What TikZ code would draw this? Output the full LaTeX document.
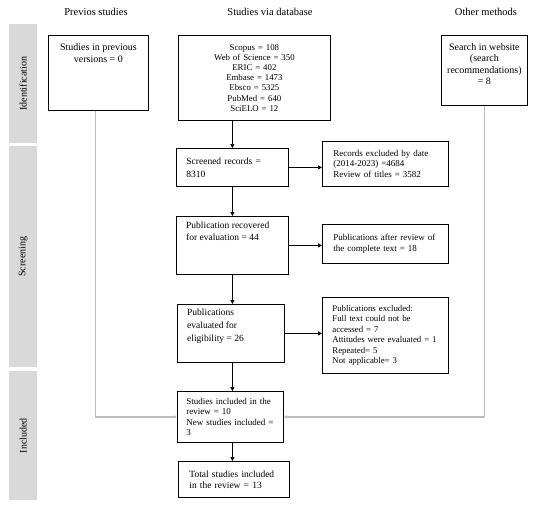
\documentclass[tikz,border=0pt]{standalone}
\usepackage{fontspec}
\setmainfont{Liberation Serif}
\usetikzlibrary{arrows.meta}
\definecolor{phasegray}{RGB}{217,217,217}
\definecolor{linegray}{RGB}{190,190,190}
\begin{document}
\begin{tikzpicture}[x=1pt, y=-1pt,
  box/.style={draw, line width=0.8pt, anchor=north west, inner sep=0pt},
  phase/.style={fill=phasegray, anchor=north west, inner sep=0pt},
  head/.style={font=\fontsize{10.5}{12}\selectfont},
  arr/.style={-{Triangle[length=4pt,width=4pt]}, line width=0.7pt},
  garr/.style={-{Triangle[length=3pt,width=3pt]}, line width=1.3pt, draw=linegray}]
\useasboundingbox (0,0) rectangle (548,506);
% column heads
\node[head] (h1) at (96,12) {Previos studies};
\node[head] (h2) at (270,12) {Studies via database};
\node[head] (h3) at (486,12) {Other methods};
% phase bars
\node[phase, minimum width=28, minimum height=119] (p1) at (9,24) {};
\node[rotate=90, font=\fontsize{10}{11}\selectfont] at (p1) {Identification};
\node[phase, minimum width=28, minimum height=221] (p2) at (9,146) {};
\node[rotate=90, font=\fontsize{10}{11}\selectfont] at (p2) {Screening};
\node[phase, minimum width=28, minimum height=129] (p3) at (9,371) {};
\node[rotate=90, font=\fontsize{10}{11}\selectfont] at (p3) {Included};
% identification
\node[box, minimum width=100, minimum height=75] (prev) at (48,35) {};
\node[anchor=north, align=center, inner sep=0pt, font=\fontsize{10}{12}\selectfont]
  (prev-t) at ([yshift=-8]prev.north) {Studies in previous\\versions = 0};
\node[box, minimum width=152, minimum height=85, align=center, text width=152,
  font=\fontsize{8.8}{10.2}\selectfont] (db) at (178,35)
  {Scopus = 108\\Web of Science = 350\\ERIC = 402\\Embase = 1473\\Ebsco = 5325\\PubMed = 640\\SciELO = 12};
\node[box, minimum width=86, minimum height=70] (web) at (441,35) {};
\node[anchor=north, align=center, inner sep=0pt, font=\fontsize{10}{11.5}\selectfont]
  (web-t) at ([yshift=-8]web.north) {Search in website\\(search\\recommendations)\\= 8};
% screening
\node[box, minimum height=38, inner xsep=10, text width=92, align=left,
  font=\fontsize{9.5}{13}\selectfont] (scr) at (176,148) {Screened records =\\8310};
\node[box, minimum height=45, inner xsep=11, text width=104, align=left,
  font=\fontsize{9}{10.5}\selectfont] (exc1) at (322,141)
  {Records excluded by date\\(2014-2023) =4684\\Review of titles = 3582};
\node[box, minimum width=112, minimum height=58] (rec) at (176,216) {};
\node[anchor=north west, align=left, inner sep=0pt, font=\fontsize{9.5}{12}\selectfont]
  (rec-t) at ([xshift=10,yshift=-6]rec.north west) {Publication recovered\\for evaluation = 44};
\node[box, minimum height=39, inner xsep=11, text width=104, align=left,
  font=\fontsize{9}{10.5}\selectfont] (exc2) at (322,224)
  {Publications after review of\\the complete text = 18};
\node[box, minimum width=107, minimum height=58] (elig) at (177,304) {};
\node[anchor=north west, align=left, inner sep=0pt, font=\fontsize{9.5}{13}\selectfont]
  (elig-t) at ([xshift=10,yshift=-5]elig.north west) {Publications\\evaluated for\\eligibility = 26};
\node[box, minimum height=76, inner xsep=10, text width=106, align=left,
  font=\fontsize{8.8}{10.5}\selectfont] (exc3) at (322,297)
  {Publications excluded:\\Full text could not be\\accessed = 7\\Attitudes were evaluated = 1\\Repeated= 5\\Not applicable= 3};
% included
\node[box, minimum height=51, inner xsep=9, text width=88, align=left,
  font=\fontsize{9}{10.4}\selectfont] (inc) at (177,391)
  {Studies included in the\\review = 10\\New studies included =\\3};
\node[box, minimum height=36, inner xsep=11, text width=89, align=left,
  font=\fontsize{9.5}{11}\selectfont] (tot) at (178,461)
  {Total studies included\\in the review = 13};
% arrows
\draw[arr] (scr.north |- db.south) -- (scr.north);
\draw[arr] (scr.south) -- (rec.north);
\draw[arr] (rec.south) -- (rec.south |- elig.north);
\draw[arr] (rec.south |- elig.south) -- (rec.south |- inc.north);
\draw[arr] (rec.south |- inc.south) -- (rec.south |- tot.north);
\draw[arr] (scr.east) -- (scr.east -| exc1.west);
\draw[arr] (rec.east) -- (rec.east -| exc2.west);
\draw[arr] (elig.east) -- (elig.east -| exc3.west);
\draw[garr] ([xshift=-3]prev.south) |- (inc.west);
\draw[garr] (web.south) |- (inc.east);
\end{tikzpicture}
\end{document}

Stated task: Copy each line in full and exactly, omitting any picture.

Solved exercise:
What TikZ code would draw this? Output the full LaTeX document.
\documentclass[tikz,border=0pt]{standalone}
\usepackage{fontspec}
\setmainfont{Liberation Serif}
\usetikzlibrary{arrows.meta}
\definecolor{phasegray}{RGB}{217,217,217}
\definecolor{linegray}{RGB}{190,190,190}
\begin{document}
\begin{tikzpicture}[x=1pt, y=-1pt,
  box/.style={draw, line width=0.8pt, anchor=north west, inner sep=0pt},
  phase/.style={fill=phasegray, anchor=north west, inner sep=0pt},
  head/.style={font=\fontsize{10.5}{12}\selectfont},
  arr/.style={-{Triangle[length=4pt,width=4pt]}, line width=0.7pt},
  garr/.style={-{Triangle[length=3pt,width=3pt]}, line width=1.3pt, draw=linegray}]
\useasboundingbox (0,0) rectangle (548,506);
% column heads
\node[head] (h1) at (96,12) {Previos studies};
\node[head] (h2) at (270,12) {Studies via database};
\node[head] (h3) at (486,12) {Other methods};
% phase bars
\node[phase, minimum width=28, minimum height=119] (p1) at (9,24) {};
\node[rotate=90, font=\fontsize{10}{11}\selectfont] at (p1) {Identification};
\node[phase, minimum width=28, minimum height=221] (p2) at (9,146) {};
\node[rotate=90, font=\fontsize{10}{11}\selectfont] at (p2) {Screening};
\node[phase, minimum width=28, minimum height=129] (p3) at (9,371) {};
\node[rotate=90, font=\fontsize{10}{11}\selectfont] at (p3) {Included};
% identification
\node[box, minimum width=100, minimum height=75] (prev) at (48,35) {};
\node[anchor=north, align=center, inner sep=0pt, font=\fontsize{10}{12}\selectfont]
  (prev-t) at ([yshift=-8]prev.north) {Studies in previous\\versions = 0};
\node[box, minimum width=152, minimum height=85, align=center, text width=152,
  font=\fontsize{8.8}{10.2}\selectfont] (db) at (178,35)
  {Scopus = 108\\Web of Science = 350\\ERIC = 402\\Embase = 1473\\Ebsco = 5325\\PubMed = 640\\SciELO = 12};
\node[box, minimum width=86, minimum height=70] (web) at (441,35) {};
\node[anchor=north, align=center, inner sep=0pt, font=\fontsize{10}{11.5}\selectfont]
  (web-t) at ([yshift=-8]web.north) {Search in website\\(search\\recommendations)\\= 8};
% screening
\node[box, minimum height=38, inner xsep=10, text width=92, align=left,
  font=\fontsize{9.5}{13}\selectfont] (scr) at (176,148) {Screened records =\\8310};
\node[box, minimum height=45, inner xsep=11, text width=104, align=left,
  font=\fontsize{9}{10.5}\selectfont] (exc1) at (322,141)
  {Records excluded by date\\(2014-2023) =4684\\Review of titles = 3582};
\node[box, minimum width=112, minimum height=58] (rec) at (176,216) {};
\node[anchor=north west, align=left, inner sep=0pt, font=\fontsize{9.5}{12}\selectfont]
  (rec-t) at ([xshift=10,yshift=-6]rec.north west) {Publication recovered\\for evaluation = 44};
\node[box, minimum height=39, inner xsep=11, text width=104, align=left,
  font=\fontsize{9}{10.5}\selectfont] (exc2) at (322,224)
  {Publications after review of\\the complete text = 18};
\node[box, minimum width=107, minimum height=58] (elig) at (177,304) {};
\node[anchor=north west, align=left, inner sep=0pt, font=\fontsize{9.5}{13}\selectfont]
  (elig-t) at ([xshift=10,yshift=-5]elig.north west) {Publications\\evaluated for\\eligibility = 26};
\node[box, minimum height=76, inner xsep=10, text width=106, align=left,
  font=\fontsize{8.8}{10.5}\selectfont] (exc3) at (322,297)
  {Publications excluded:\\Full text could not be\\accessed = 7\\Attitudes were evaluated = 1\\Repeated= 5\\Not applicable= 3};
% included
\node[box, minimum height=51, inner xsep=9, text width=88, align=left,
  font=\fontsize{9}{10.4}\selectfont] (inc) at (177,391)
  {Studies included in the\\review = 10\\New studies included =\\3};
\node[box, minimum height=36, inner xsep=11, text width=89, align=left,
  font=\fontsize{9.5}{11}\selectfont] (tot) at (178,461)
  {Total studies included\\in the review = 13};
% arrows
\draw[arr] (scr.north |- db.south) -- (scr.north);
\draw[arr] (scr.south) -- (rec.north);
\draw[arr] (rec.south) -- (rec.south |- elig.north);
\draw[arr] (rec.south |- elig.south) -- (rec.south |- inc.north);
\draw[arr] (rec.south |- inc.south) -- (rec.south |- tot.north);
\draw[arr] (scr.east) -- (scr.east -| exc1.west);
\draw[arr] (rec.east) -- (rec.east -| exc2.west);
\draw[arr] (elig.east) -- (elig.east -| exc3.west);
\draw[garr] ([xshift=-3]prev.south) |- (inc.west);
\draw[garr] (web.south) |- (inc.east);
\end{tikzpicture}
\end{document}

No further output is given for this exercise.